Pictures do not belong in the copy; quote every entry below exactly.
* * * * *
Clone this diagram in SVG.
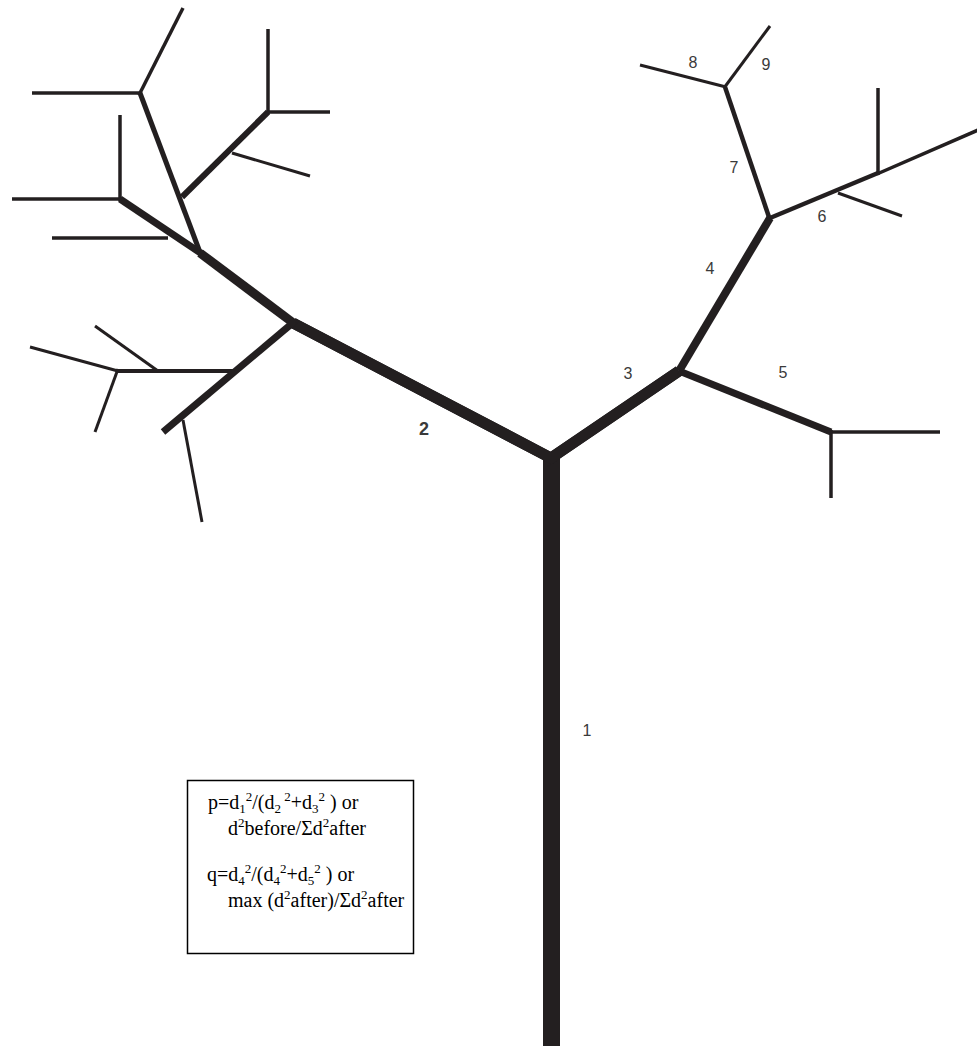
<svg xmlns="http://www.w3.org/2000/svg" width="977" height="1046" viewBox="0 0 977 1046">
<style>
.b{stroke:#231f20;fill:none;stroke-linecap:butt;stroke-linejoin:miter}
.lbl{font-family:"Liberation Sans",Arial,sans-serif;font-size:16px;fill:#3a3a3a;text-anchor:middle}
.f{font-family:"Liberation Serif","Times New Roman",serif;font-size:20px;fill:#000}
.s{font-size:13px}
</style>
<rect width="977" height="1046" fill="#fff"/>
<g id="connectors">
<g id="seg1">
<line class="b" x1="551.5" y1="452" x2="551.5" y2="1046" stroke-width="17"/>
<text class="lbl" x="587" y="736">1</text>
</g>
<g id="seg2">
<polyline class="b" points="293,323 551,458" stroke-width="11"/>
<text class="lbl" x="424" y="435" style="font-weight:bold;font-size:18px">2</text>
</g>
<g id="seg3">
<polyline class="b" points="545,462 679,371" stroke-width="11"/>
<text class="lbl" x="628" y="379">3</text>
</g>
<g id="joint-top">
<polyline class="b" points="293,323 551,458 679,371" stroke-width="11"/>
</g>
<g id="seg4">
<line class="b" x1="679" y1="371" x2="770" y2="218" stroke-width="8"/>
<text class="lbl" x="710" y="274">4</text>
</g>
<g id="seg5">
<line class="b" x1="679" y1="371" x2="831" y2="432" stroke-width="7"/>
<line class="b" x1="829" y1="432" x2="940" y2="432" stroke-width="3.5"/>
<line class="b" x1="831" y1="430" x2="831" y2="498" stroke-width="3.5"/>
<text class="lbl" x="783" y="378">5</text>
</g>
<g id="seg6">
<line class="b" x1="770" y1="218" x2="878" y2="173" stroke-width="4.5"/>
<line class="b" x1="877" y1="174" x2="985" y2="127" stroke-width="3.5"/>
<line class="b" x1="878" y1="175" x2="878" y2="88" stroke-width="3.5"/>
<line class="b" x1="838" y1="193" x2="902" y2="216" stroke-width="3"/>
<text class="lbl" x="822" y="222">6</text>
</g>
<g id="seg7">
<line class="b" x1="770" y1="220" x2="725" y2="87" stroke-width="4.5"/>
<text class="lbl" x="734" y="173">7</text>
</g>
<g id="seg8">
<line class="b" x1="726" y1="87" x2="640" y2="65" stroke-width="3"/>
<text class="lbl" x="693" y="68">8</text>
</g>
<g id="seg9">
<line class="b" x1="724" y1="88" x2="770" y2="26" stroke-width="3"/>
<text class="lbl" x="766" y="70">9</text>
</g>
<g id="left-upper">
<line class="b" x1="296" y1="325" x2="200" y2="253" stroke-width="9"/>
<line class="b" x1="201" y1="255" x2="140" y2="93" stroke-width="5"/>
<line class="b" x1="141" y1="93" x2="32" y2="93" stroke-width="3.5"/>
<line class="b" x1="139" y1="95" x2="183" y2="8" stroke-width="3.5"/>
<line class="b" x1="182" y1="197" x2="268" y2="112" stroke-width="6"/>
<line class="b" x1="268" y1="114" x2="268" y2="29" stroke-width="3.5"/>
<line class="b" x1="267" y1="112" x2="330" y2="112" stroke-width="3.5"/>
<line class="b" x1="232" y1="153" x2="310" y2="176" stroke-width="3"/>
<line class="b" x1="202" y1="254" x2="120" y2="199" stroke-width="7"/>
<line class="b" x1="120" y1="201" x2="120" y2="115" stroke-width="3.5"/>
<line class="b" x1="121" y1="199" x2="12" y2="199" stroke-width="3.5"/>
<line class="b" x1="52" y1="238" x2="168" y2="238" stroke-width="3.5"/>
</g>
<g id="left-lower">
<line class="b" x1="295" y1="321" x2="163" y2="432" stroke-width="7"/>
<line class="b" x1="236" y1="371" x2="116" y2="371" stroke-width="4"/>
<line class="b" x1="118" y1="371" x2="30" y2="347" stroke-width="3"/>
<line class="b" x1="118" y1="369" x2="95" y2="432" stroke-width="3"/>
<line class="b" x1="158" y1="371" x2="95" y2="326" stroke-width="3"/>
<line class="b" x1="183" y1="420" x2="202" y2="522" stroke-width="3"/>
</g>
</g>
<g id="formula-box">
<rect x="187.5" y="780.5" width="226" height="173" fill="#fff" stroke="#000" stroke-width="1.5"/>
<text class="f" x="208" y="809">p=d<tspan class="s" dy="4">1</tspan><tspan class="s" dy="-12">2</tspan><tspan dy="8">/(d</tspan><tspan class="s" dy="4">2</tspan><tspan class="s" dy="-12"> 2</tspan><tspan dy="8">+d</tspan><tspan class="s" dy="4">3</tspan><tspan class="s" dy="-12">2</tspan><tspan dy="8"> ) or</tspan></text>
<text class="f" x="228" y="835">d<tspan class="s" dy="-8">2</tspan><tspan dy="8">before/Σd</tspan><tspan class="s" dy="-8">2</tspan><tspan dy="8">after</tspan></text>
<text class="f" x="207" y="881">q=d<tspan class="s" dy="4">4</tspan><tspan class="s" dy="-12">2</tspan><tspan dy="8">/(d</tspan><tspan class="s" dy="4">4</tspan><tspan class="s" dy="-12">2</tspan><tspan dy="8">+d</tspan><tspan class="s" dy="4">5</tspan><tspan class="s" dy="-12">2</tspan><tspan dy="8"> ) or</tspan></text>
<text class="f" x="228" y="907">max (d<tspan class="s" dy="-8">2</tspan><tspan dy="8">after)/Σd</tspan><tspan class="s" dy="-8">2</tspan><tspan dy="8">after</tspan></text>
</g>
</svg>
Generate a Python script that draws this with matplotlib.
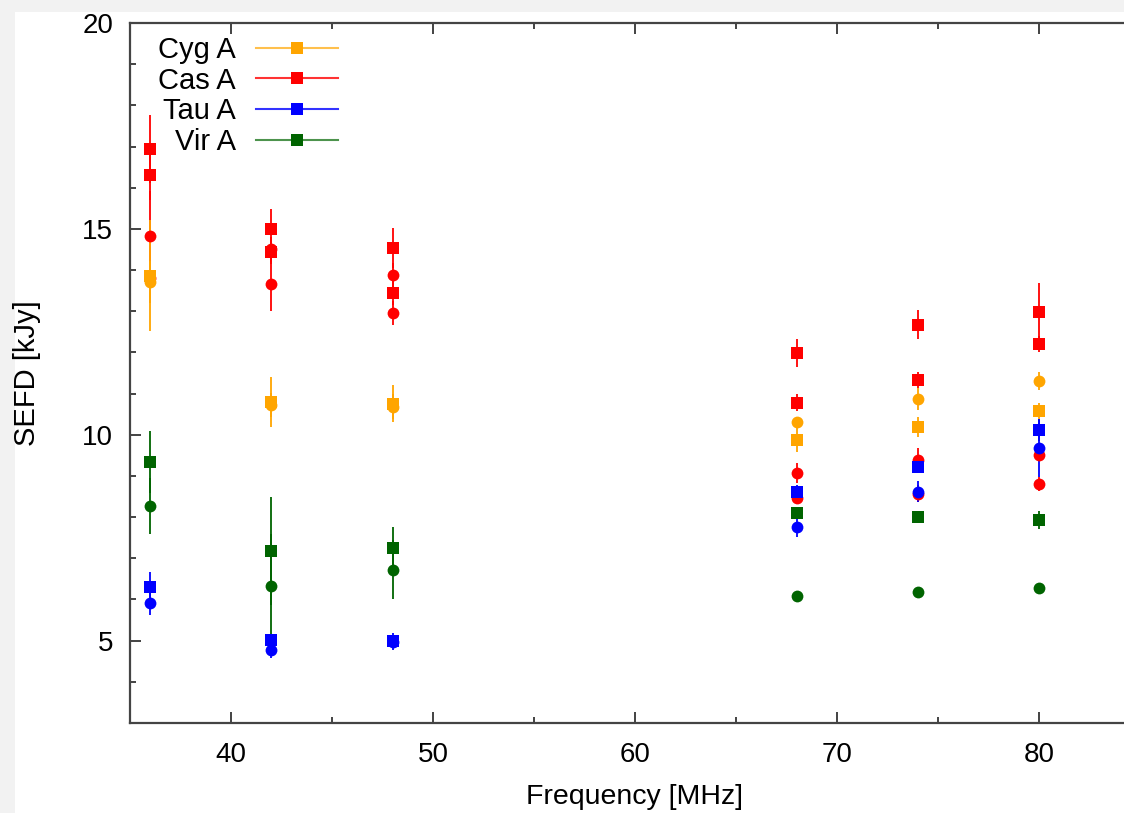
* * * * *
# [The completed task]
Clone this diagram in SVG.
<svg xmlns="http://www.w3.org/2000/svg" width="977" height="1046" viewBox="0 0 977 1046">
<style>
.b{stroke:#231f20;fill:none;stroke-linecap:butt;stroke-linejoin:miter}
.lbl{font-family:"Liberation Sans",Arial,sans-serif;font-size:16px;fill:#3a3a3a;text-anchor:middle}
.f{font-family:"Liberation Serif","Times New Roman",serif;font-size:20px;fill:#000}
.s{font-size:13px}
</style>
<rect width="977" height="1046" fill="#fff"/>
<g id="connectors">
<g id="seg1">
<line class="b" x1="551.5" y1="452" x2="551.5" y2="1046" stroke-width="17"/>
<text class="lbl" x="587" y="736">1</text>
</g>
<g id="seg2">
<polyline class="b" points="293,323 551,458" stroke-width="11"/>
<text class="lbl" x="424" y="435" style="font-weight:bold;font-size:18px">2</text>
</g>
<g id="seg3">
<polyline class="b" points="545,462 679,371" stroke-width="11"/>
<text class="lbl" x="628" y="379">3</text>
</g>
<g id="joint-top">
<polyline class="b" points="293,323 551,458 679,371" stroke-width="11"/>
</g>
<g id="seg4">
<line class="b" x1="679" y1="371" x2="770" y2="218" stroke-width="8"/>
<text class="lbl" x="710" y="274">4</text>
</g>
<g id="seg5">
<line class="b" x1="679" y1="371" x2="831" y2="432" stroke-width="7"/>
<line class="b" x1="829" y1="432" x2="940" y2="432" stroke-width="3.5"/>
<line class="b" x1="831" y1="430" x2="831" y2="498" stroke-width="3.5"/>
<text class="lbl" x="783" y="378">5</text>
</g>
<g id="seg6">
<line class="b" x1="770" y1="218" x2="878" y2="173" stroke-width="4.5"/>
<line class="b" x1="877" y1="174" x2="985" y2="127" stroke-width="3.5"/>
<line class="b" x1="878" y1="175" x2="878" y2="88" stroke-width="3.5"/>
<line class="b" x1="838" y1="193" x2="902" y2="216" stroke-width="3"/>
<text class="lbl" x="822" y="222">6</text>
</g>
<g id="seg7">
<line class="b" x1="770" y1="220" x2="725" y2="87" stroke-width="4.5"/>
<text class="lbl" x="734" y="173">7</text>
</g>
<g id="seg8">
<line class="b" x1="726" y1="87" x2="640" y2="65" stroke-width="3"/>
<text class="lbl" x="693" y="68">8</text>
</g>
<g id="seg9">
<line class="b" x1="724" y1="88" x2="770" y2="26" stroke-width="3"/>
<text class="lbl" x="766" y="70">9</text>
</g>
<g id="left-upper">
<line class="b" x1="296" y1="325" x2="200" y2="253" stroke-width="9"/>
<line class="b" x1="201" y1="255" x2="140" y2="93" stroke-width="5"/>
<line class="b" x1="141" y1="93" x2="32" y2="93" stroke-width="3.5"/>
<line class="b" x1="139" y1="95" x2="183" y2="8" stroke-width="3.5"/>
<line class="b" x1="182" y1="197" x2="268" y2="112" stroke-width="6"/>
<line class="b" x1="268" y1="114" x2="268" y2="29" stroke-width="3.5"/>
<line class="b" x1="267" y1="112" x2="330" y2="112" stroke-width="3.5"/>
<line class="b" x1="232" y1="153" x2="310" y2="176" stroke-width="3"/>
<line class="b" x1="202" y1="254" x2="120" y2="199" stroke-width="7"/>
<line class="b" x1="120" y1="201" x2="120" y2="115" stroke-width="3.5"/>
<line class="b" x1="121" y1="199" x2="12" y2="199" stroke-width="3.5"/>
<line class="b" x1="52" y1="238" x2="168" y2="238" stroke-width="3.5"/>
</g>
<g id="left-lower">
<line class="b" x1="295" y1="321" x2="163" y2="432" stroke-width="7"/>
<line class="b" x1="236" y1="371" x2="116" y2="371" stroke-width="4"/>
<line class="b" x1="118" y1="371" x2="30" y2="347" stroke-width="3"/>
<line class="b" x1="118" y1="369" x2="95" y2="432" stroke-width="3"/>
<line class="b" x1="158" y1="371" x2="95" y2="326" stroke-width="3"/>
<line class="b" x1="183" y1="420" x2="202" y2="522" stroke-width="3"/>
</g>
</g>
<g id="formula-box">
<rect x="187.5" y="780.5" width="226" height="173" fill="#fff" stroke="#000" stroke-width="1.5"/>
<text class="f" x="208" y="809">p=d<tspan class="s" dy="4">1</tspan><tspan class="s" dy="-12">2</tspan><tspan dy="8">/(d</tspan><tspan class="s" dy="4">2</tspan><tspan class="s" dy="-12"> 2</tspan><tspan dy="8">+d</tspan><tspan class="s" dy="4">3</tspan><tspan class="s" dy="-12">2</tspan><tspan dy="8"> ) or</tspan></text>
<text class="f" x="228" y="835">d<tspan class="s" dy="-8">2</tspan><tspan dy="8">before/Σd</tspan><tspan class="s" dy="-8">2</tspan><tspan dy="8">after</tspan></text>
<text class="f" x="207" y="881">q=d<tspan class="s" dy="4">4</tspan><tspan class="s" dy="-12">2</tspan><tspan dy="8">/(d</tspan><tspan class="s" dy="4">4</tspan><tspan class="s" dy="-12">2</tspan><tspan dy="8">+d</tspan><tspan class="s" dy="4">5</tspan><tspan class="s" dy="-12">2</tspan><tspan dy="8"> ) or</tspan></text>
<text class="f" x="228" y="907">max (d<tspan class="s" dy="-8">2</tspan><tspan dy="8">after)/Σd</tspan><tspan class="s" dy="-8">2</tspan><tspan dy="8">after</tspan></text>
</g>
</svg>
Generate a Python script that draws this with matplotlib.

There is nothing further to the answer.